The Internet Service Providers’ Association (ISPA) has sounded warning bells over the apparent intention of the National Consumer Commission to apply Section 63 of South Africa’s Consumer Protection Act (CPA) to data or other electronic services.
“If Section 63 of the CPA is deemed by the Commission to be applicable to the payment in advance for data and other electronic services, we predict that it will have the effect of driving up prices considerably. This at a time when both consumers and businesses need all the help they can get,” says ISPA joint chair Marc Furman. “Such a move would also have the effect of hampering the vital drive to create jobs and increase broadband penetration.
World Bank research has shown that in emerging markets there is a direct correlation between broadband penetration and gross domestic product. It is research like this that lies behind the July 2011 pact between the ICT industry and government to work together to achieve 100% broadband penetration by 2020.

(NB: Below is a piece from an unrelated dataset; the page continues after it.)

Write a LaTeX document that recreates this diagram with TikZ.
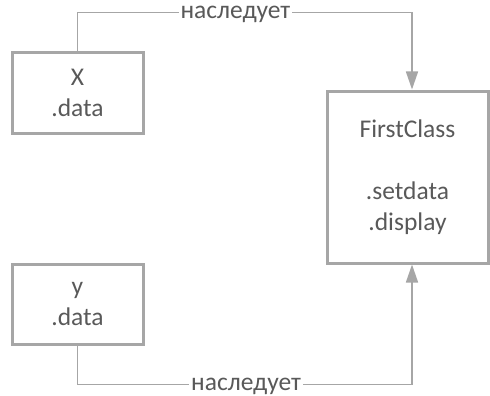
\documentclass[tikz,border=0pt]{standalone}
\usepackage{fontspec}
\setmainfont{Carlito}
\usetikzlibrary{arrows.meta}
\definecolor{boxgray}{HTML}{A6A6A6}
\definecolor{txtgray}{HTML}{595959}

\begin{document}
\begin{tikzpicture}[x=1pt,y=-1pt]

\tikzset{classbox/.style = {draw=boxgray, line width=3pt, text=txtgray, align=center,
  font=\fontsize{25.5}{31}\selectfont, inner sep=0pt}}
\tikzset{inherit/.style = {draw=boxgray, line width=1.5pt, -{Triangle[length=18pt,width=12pt]}}}
\tikzset{lbl/.style = {fill=white, text=txtgray, anchor=base, yshift=-6pt, inner xsep=2pt, inner ysep=1pt,
  text height=12pt, text depth=0pt, font=\fontsize{25.5}{31}\selectfont}}
\useasboundingbox (0,0) rectangle (490,396);
%classes
\node[classbox, minimum width=131pt, minimum height=80pt] (x) at (77.5,93) {X\\.data};
\node[classbox, minimum width=131pt, minimum height=80pt] (y) at (77.5,304) {y\\.data};
\node[classbox, minimum width=161pt, minimum height=172pt] (fc) at (407.5,177) {FirstClass\\ \\.setdata\\.display};
%edges
\draw[inherit] (x.north) -- ++(0,-39) -| node[lbl, pos=0.236] {наследует} ([xshift=4.5pt]fc.north);
\draw[inherit] (y.south) -- ++(0,39) -| node[lbl, pos=0.252] {наследует} ([xshift=4.5pt]fc.south);

\end{tikzpicture}
\end{document}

The CPA was promulgated in April 2011 with the aim of providing South African consumers with a solid legislative framework that protects their rights against unscrupulous vendors. Section 63 regulates when various types of prepaid certificates, cards, credits, vouchers or similar devices expire. The prepaid device expires only when its full value is redeemed, or after three years if the full value is still not redeemed. Until the full value of the prepaid device has been redeemed, the unredeemed portion remains the property of the purchaser.
ISPA contends that Section 63 only applies to transactions in which some form of actual prepayment device (“prepaid certificate, card, credit, voucher or similar device”) is issued by the supplier. Payment in advance for bandwidth does not fall under Section 63 because there is no prepayment device which “holds” the value to be exchanged for services in the future. Rather, it is a simple payment in advance for future access to services, which is specifically excluded by section 63(1).
“In fact, once a consumer buys the bandwidth, it is immediately available for consumption and no further ‘device’ is needed to gain access to it,” says Mr Furman.
ISPA notes that if Section 63 of the CPA is deemed to be applicable to the payment in advance of data and other electronic services, it would imply that it could be applied to all payments in advance. For example, could a consumer who paid for parking in advance roll over the days she did not use the parking bay in one month into the following month?
“Internet service providers offer a variety of data bundles and it is up to consumers to choose the one that mirrors what they will use. The price is obviously linked to the amount of bandwidth the customer commits to purchase in the course of the month,” says Mr Furman.
ISPA urges ISPs to spell out the contractual details of each data bundle very clearly to consumers, explicitly stating when data does not roll over from month to month.
“Applying Section 63 of the CPA in this way to bandwidth would actually have the unintended consequence of disadvantaging consumers rather than protecting them,” Mr Furman concludes.